My first Iftar experience will be hard to top.

If you’re unfamiliar, Iftar is the festive evening meal Muslims eat to break the daily fast during the month of Ramadan. On Wednesday evening, I was honored to take part in an unforgettable Iftar, made more so by the venue and the historic nature of the gathering.

To start, the venue… in typical times, UJA's 59th Street headquarters operates a full-service conference center on our 7th floor, a bustling space for members of the Jewish community and beyond to convene. Meetings run from morning to night, and our in-house kosher kitchen serves breakfast, lunch, and dinner to many thousands of people each year.

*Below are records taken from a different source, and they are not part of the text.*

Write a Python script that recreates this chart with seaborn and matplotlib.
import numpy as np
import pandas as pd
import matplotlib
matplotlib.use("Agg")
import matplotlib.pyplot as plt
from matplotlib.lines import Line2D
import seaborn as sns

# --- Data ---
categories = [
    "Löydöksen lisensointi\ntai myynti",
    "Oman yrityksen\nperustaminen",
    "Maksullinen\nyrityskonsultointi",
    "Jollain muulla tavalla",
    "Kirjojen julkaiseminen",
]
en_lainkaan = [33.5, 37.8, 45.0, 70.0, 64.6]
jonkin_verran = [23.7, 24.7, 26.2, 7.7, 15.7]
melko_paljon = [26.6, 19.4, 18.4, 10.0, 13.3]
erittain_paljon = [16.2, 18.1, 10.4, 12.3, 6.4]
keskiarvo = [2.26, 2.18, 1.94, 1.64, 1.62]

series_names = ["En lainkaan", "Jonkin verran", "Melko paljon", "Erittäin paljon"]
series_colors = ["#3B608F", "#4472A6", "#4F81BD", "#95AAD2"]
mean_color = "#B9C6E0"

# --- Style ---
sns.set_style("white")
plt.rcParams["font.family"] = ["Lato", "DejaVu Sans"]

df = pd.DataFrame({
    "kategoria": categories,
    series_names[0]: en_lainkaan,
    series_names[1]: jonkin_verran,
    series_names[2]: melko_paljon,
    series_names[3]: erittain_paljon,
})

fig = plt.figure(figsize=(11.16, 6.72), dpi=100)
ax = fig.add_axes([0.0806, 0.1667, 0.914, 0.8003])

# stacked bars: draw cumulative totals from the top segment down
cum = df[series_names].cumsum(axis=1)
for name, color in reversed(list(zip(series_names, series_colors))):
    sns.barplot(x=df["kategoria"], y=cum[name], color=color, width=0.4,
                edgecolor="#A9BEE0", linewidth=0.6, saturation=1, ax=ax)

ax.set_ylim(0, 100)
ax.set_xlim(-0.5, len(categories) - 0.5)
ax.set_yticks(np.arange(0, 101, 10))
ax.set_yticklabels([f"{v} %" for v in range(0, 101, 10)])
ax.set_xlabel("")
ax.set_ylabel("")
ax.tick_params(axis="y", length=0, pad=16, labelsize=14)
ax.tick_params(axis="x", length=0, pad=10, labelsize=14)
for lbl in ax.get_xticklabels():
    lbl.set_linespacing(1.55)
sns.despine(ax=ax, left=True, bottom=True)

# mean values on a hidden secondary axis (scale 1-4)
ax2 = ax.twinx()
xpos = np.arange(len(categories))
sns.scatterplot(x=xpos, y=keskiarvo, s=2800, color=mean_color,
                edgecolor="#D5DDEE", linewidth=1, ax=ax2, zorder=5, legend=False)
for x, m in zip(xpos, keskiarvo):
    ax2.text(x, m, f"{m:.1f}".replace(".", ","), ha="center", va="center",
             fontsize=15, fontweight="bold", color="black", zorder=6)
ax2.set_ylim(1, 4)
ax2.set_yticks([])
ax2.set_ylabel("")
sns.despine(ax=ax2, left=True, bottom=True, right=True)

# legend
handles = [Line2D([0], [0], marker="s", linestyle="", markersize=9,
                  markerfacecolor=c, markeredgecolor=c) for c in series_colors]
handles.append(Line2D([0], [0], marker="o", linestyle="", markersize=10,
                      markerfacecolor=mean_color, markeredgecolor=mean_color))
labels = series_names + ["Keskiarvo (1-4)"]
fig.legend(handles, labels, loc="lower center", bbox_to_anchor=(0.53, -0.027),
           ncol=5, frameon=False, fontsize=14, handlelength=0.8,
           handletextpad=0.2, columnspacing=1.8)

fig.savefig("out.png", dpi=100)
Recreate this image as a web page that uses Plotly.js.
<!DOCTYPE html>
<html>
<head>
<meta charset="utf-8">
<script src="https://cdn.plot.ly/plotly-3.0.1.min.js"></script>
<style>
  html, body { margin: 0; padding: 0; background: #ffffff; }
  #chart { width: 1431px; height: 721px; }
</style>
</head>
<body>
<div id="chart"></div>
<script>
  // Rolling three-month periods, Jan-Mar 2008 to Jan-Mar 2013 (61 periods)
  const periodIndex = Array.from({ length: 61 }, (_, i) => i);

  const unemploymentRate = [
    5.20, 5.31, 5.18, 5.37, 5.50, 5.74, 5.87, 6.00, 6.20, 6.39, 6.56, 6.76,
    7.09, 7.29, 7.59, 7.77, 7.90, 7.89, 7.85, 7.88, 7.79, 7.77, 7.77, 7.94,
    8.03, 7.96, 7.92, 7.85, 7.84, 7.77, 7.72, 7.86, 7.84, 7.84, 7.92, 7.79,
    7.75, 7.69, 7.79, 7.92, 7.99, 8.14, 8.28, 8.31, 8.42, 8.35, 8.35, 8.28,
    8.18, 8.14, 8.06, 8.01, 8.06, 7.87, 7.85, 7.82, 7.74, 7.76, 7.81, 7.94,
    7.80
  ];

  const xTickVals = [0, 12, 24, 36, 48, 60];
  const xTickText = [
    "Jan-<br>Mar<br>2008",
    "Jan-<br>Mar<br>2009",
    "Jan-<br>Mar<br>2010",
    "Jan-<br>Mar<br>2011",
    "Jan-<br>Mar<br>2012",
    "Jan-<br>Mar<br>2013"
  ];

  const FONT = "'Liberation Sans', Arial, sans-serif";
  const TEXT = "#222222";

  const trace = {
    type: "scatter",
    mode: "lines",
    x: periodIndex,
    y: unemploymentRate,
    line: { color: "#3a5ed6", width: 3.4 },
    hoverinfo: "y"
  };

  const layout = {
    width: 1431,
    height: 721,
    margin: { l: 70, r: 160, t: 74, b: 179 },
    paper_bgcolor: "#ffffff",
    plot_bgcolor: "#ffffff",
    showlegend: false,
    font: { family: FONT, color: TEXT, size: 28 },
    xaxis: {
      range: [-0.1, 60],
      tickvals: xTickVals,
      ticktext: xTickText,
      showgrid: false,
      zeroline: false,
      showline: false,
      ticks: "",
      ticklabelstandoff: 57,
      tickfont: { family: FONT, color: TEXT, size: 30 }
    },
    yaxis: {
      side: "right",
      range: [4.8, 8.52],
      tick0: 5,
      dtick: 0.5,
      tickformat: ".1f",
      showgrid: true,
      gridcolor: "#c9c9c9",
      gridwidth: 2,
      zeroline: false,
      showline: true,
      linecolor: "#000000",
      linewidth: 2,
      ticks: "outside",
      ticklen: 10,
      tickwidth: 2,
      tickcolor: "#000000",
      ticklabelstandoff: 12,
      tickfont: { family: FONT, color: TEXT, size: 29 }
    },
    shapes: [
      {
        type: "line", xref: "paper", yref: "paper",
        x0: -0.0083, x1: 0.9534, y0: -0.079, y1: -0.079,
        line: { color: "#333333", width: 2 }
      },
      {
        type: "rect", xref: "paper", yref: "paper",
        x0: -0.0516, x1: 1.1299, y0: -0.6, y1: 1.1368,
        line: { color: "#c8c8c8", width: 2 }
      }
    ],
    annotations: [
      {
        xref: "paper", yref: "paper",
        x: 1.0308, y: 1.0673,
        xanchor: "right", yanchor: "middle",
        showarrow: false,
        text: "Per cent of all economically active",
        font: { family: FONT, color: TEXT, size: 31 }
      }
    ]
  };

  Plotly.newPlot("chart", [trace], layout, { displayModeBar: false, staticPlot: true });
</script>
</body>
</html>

All of that ended in March 2020 when Covid forced us to shut down all in-person events. And so, after more than a year of eerily empty halls, it was wonderful to see our conference center come back to life for the first time since the pandemic began, as a group of 25 people gathered for an Iftar dinner hosted by Israeli Acting Consul General Israel Nitzan.

That alone would have been reason to celebrate, but we were further blessed by notable participants whose attendance we couldn’t even have conceived when our conference center was last open: the Consuls General in New York from the United Arab Emirates, Morocco, and Kosovo.

The former Consul General of Israel, Dani Dayan, began the tradition of hosting an Iftar in New York in 2017, bringing together Muslim, Christian, and Jewish leaders. But this was the first such gathering since the historic Abraham Accords were signed by the U.A.E., Bahrain, Israel, and the U.S., opening the door for normalized relations with Sudan, Morocco, and Kosovo.

Many at the Iftar spoke movingly about what it meant for the children of Abraham to be breaking bread together. And though we were just 25 people, in our modest way we were actualizing the aspirations of the Abraham Accords Declaration: “...to promote interfaith and intercultural dialogue to advance a culture of peace among the three Abrahamic religions and all humanity... [and to] seek tolerance and respect for every person in order to make this world a place where all can enjoy a life of dignity and hope...”

A global pandemic powerfully reminds us that we live on a small and highly interconnected planet. And in a year of shared darkness, the Abraham Accords were a point of much-needed light and optimism. We pray that many additional countries will sign on, continuing the dramatically changing trajectory of Middle East relations.

Far closer to home, in our New York community, there’s so much more to be done to heal our own divides. But the path forward is the same here as in the Middle East — and it’s within our hands. We need to sit down at more and more tables, breaking bread together, learning who we are beyond our differences, “seek[ing] tolerance and respect for every person.”

Incredible to say, we can take inspiration from the Middle East…What a difference a year can make.